Exercise aim
Go through the listing and copy each line with the string "page".
◆ ◆ ◆ ◆ ◆ ◆ ◆
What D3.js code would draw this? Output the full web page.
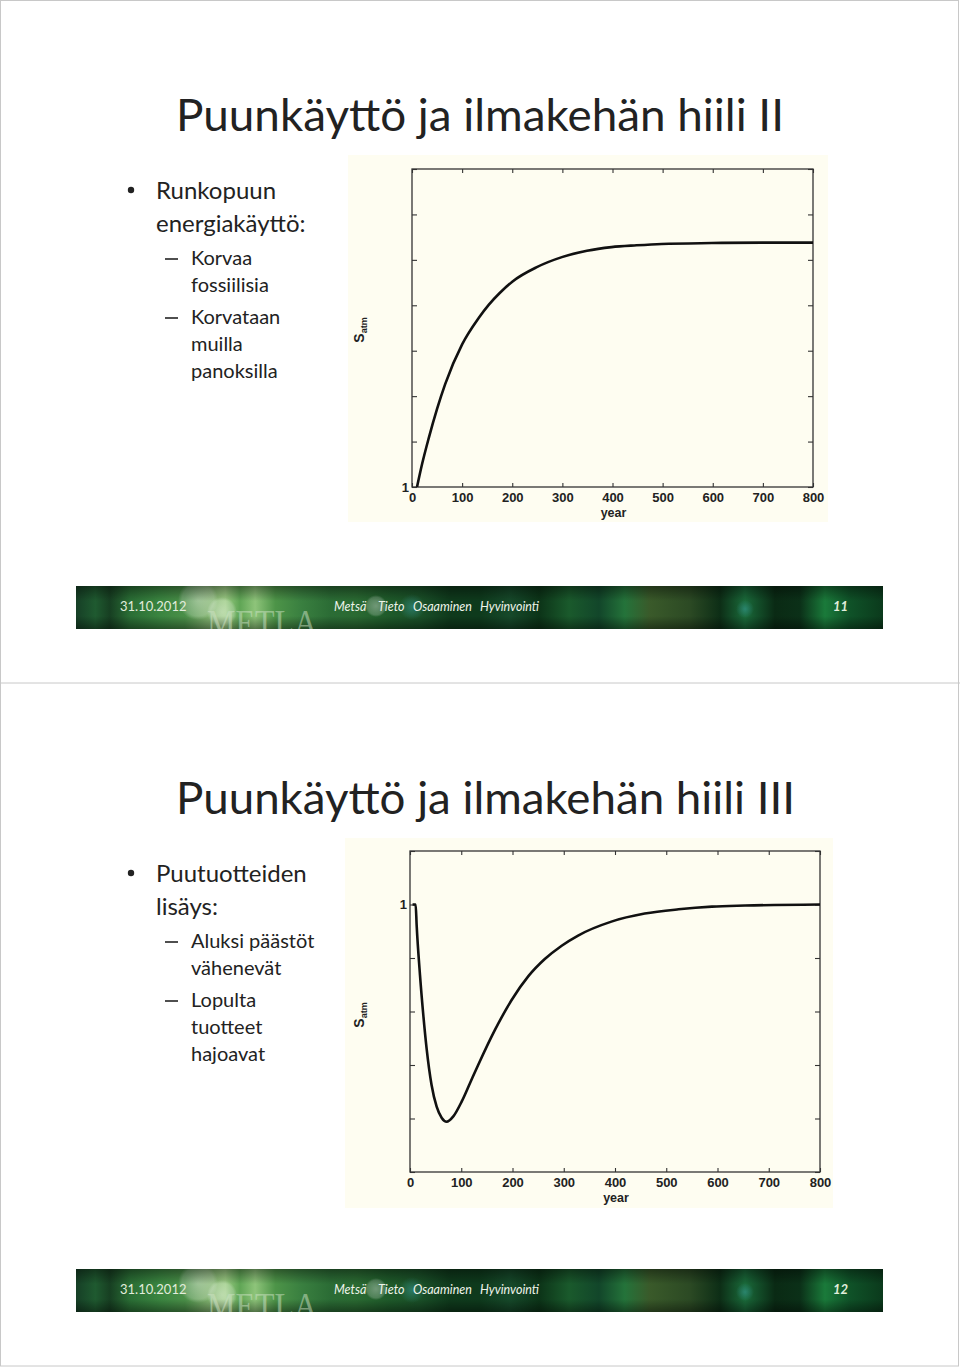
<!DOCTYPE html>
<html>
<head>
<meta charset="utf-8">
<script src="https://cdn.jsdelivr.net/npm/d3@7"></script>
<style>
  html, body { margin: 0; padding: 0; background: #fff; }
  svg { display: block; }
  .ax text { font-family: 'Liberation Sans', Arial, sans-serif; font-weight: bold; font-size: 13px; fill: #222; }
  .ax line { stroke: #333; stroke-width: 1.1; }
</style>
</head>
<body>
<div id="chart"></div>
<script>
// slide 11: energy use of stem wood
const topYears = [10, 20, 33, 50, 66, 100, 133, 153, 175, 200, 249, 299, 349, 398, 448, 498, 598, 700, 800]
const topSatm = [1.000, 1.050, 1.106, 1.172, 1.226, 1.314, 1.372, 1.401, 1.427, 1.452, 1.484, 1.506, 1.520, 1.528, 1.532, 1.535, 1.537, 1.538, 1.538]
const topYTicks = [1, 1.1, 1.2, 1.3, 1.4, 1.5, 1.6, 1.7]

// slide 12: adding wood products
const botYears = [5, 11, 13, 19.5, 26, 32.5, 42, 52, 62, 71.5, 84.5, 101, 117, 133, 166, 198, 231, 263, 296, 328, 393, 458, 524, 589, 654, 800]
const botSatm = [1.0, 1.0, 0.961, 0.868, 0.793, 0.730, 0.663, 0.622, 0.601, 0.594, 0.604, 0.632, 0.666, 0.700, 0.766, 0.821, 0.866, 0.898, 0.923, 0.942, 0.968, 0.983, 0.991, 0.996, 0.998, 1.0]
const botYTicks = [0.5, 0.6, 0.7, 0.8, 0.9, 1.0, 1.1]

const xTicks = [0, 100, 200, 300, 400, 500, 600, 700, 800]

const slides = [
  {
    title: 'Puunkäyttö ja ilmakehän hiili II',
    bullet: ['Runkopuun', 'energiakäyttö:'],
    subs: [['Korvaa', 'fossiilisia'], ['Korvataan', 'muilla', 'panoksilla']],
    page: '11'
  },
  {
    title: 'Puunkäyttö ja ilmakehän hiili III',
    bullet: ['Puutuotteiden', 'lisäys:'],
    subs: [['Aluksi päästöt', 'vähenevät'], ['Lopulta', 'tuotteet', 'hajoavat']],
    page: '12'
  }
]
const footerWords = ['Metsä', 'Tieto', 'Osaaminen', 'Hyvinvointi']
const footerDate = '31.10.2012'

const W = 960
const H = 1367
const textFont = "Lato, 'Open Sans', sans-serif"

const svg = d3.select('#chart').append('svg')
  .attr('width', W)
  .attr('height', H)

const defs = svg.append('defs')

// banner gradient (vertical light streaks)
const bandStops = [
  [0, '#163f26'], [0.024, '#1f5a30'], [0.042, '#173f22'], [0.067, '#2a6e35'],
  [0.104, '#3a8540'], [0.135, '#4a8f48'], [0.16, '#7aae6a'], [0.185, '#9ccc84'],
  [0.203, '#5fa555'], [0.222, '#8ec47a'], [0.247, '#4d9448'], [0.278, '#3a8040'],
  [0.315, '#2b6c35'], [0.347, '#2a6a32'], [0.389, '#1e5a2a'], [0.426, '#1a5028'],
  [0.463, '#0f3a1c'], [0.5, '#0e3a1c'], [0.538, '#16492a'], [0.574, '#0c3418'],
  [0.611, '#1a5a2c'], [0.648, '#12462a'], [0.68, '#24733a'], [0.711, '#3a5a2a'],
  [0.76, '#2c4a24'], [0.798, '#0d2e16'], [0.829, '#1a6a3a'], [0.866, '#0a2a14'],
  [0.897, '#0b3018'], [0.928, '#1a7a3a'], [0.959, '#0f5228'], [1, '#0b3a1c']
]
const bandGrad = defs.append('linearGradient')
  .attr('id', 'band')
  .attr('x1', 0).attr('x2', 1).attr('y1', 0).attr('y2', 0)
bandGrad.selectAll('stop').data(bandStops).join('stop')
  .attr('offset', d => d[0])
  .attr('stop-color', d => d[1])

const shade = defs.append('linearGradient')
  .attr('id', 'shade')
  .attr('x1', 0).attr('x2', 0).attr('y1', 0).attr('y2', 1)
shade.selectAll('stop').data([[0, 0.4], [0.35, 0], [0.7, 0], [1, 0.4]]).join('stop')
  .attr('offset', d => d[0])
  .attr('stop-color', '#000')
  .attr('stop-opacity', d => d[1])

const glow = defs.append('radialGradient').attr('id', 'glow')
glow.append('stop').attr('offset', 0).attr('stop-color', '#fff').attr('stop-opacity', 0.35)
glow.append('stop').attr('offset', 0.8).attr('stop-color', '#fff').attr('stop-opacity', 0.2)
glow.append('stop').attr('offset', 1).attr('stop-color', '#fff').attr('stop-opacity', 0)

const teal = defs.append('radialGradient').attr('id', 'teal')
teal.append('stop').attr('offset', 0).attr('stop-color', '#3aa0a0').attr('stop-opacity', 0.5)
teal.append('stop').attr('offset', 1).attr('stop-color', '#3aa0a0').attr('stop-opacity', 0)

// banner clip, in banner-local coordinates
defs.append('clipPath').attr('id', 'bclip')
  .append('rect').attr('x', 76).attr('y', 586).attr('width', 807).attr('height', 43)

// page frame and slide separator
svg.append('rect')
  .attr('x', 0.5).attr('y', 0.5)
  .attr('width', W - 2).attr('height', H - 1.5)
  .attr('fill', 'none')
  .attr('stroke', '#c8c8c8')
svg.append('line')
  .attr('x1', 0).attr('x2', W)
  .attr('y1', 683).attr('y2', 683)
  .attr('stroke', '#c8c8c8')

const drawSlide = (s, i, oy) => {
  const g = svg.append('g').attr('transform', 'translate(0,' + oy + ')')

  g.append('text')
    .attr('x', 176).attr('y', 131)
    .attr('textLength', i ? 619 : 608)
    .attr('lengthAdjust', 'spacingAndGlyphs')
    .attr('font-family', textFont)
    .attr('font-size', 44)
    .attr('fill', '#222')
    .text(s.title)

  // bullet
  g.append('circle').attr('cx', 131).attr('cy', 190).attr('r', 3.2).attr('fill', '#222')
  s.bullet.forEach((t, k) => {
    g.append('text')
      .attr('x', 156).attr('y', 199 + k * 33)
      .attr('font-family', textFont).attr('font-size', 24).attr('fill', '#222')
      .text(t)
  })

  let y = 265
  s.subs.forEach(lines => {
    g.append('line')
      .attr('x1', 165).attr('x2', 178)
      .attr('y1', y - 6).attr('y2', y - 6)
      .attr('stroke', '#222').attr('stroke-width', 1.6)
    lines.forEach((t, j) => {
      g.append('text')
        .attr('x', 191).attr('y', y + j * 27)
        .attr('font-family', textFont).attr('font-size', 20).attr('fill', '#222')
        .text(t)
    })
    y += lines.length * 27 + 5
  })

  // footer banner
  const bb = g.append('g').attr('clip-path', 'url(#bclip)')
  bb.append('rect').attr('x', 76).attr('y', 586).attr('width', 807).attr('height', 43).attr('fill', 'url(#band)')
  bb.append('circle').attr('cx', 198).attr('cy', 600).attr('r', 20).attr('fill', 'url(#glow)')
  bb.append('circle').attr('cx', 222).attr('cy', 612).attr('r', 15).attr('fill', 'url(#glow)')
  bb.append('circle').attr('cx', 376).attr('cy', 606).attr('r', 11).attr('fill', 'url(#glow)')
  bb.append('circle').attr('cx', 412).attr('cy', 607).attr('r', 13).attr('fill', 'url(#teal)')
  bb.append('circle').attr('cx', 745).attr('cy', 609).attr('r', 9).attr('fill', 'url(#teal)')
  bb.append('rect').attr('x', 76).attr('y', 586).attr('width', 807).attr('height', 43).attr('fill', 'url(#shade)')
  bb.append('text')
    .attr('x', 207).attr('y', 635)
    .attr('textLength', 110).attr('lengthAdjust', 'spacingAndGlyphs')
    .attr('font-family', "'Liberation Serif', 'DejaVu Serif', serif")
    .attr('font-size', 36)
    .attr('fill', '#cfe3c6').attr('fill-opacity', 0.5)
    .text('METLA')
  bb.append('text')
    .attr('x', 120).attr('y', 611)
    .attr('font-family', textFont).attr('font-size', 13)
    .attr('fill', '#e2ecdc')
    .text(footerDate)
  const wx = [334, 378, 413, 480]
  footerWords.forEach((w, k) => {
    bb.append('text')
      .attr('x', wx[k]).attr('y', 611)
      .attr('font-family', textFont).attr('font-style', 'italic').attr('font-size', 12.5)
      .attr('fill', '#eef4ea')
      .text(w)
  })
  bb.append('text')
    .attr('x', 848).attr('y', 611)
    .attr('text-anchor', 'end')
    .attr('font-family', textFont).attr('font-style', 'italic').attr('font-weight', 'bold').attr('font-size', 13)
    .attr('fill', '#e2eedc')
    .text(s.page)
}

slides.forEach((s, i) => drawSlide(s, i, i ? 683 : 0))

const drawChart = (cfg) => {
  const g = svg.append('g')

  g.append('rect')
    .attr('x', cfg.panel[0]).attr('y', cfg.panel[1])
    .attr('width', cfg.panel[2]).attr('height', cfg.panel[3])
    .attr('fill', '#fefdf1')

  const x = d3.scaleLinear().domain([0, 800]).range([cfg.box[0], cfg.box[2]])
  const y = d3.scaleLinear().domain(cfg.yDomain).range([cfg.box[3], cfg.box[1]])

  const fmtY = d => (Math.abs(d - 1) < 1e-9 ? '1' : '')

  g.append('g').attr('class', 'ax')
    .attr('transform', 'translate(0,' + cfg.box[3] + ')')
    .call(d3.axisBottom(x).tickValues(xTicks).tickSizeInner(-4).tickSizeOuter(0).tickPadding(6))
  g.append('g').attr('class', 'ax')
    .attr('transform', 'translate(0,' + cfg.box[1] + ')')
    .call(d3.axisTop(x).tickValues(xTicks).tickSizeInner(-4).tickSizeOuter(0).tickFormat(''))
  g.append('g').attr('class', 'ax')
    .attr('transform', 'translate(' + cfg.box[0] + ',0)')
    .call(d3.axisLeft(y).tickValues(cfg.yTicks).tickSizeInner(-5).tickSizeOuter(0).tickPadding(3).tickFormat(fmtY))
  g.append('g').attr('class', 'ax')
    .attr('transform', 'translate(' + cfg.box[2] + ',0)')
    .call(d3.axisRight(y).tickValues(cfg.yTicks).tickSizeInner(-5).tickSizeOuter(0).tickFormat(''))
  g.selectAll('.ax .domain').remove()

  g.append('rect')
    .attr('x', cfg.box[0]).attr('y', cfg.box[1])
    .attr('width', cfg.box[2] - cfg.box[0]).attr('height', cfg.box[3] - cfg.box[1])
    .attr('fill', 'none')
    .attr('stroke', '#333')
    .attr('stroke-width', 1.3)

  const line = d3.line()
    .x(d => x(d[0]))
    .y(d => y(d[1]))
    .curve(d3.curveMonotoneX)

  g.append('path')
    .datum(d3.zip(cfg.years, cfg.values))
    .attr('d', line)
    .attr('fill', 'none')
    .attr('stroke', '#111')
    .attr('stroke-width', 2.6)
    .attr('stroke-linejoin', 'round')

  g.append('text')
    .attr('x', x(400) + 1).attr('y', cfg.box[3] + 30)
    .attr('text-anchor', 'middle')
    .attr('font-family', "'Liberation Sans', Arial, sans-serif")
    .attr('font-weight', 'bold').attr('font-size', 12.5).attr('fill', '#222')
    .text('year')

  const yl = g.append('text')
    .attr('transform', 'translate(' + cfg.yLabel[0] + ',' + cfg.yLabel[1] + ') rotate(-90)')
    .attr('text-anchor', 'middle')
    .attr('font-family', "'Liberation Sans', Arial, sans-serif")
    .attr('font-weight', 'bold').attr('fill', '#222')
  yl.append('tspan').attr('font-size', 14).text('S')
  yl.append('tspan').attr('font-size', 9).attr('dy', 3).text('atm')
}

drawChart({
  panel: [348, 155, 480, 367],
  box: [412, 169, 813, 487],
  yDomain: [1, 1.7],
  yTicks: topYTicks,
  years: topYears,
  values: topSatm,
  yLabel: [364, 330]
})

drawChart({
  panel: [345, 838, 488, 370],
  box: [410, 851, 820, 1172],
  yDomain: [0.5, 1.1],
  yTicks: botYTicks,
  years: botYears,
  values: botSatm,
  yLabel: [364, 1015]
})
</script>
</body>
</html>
◆ ◆ ◆ ◆ ◆ ◆ ◆
Completed exercise
What D3.js code would draw this? Output the full web page.
    page: '11'
    page: '12'
// page frame and slide separator
    .text(s.page)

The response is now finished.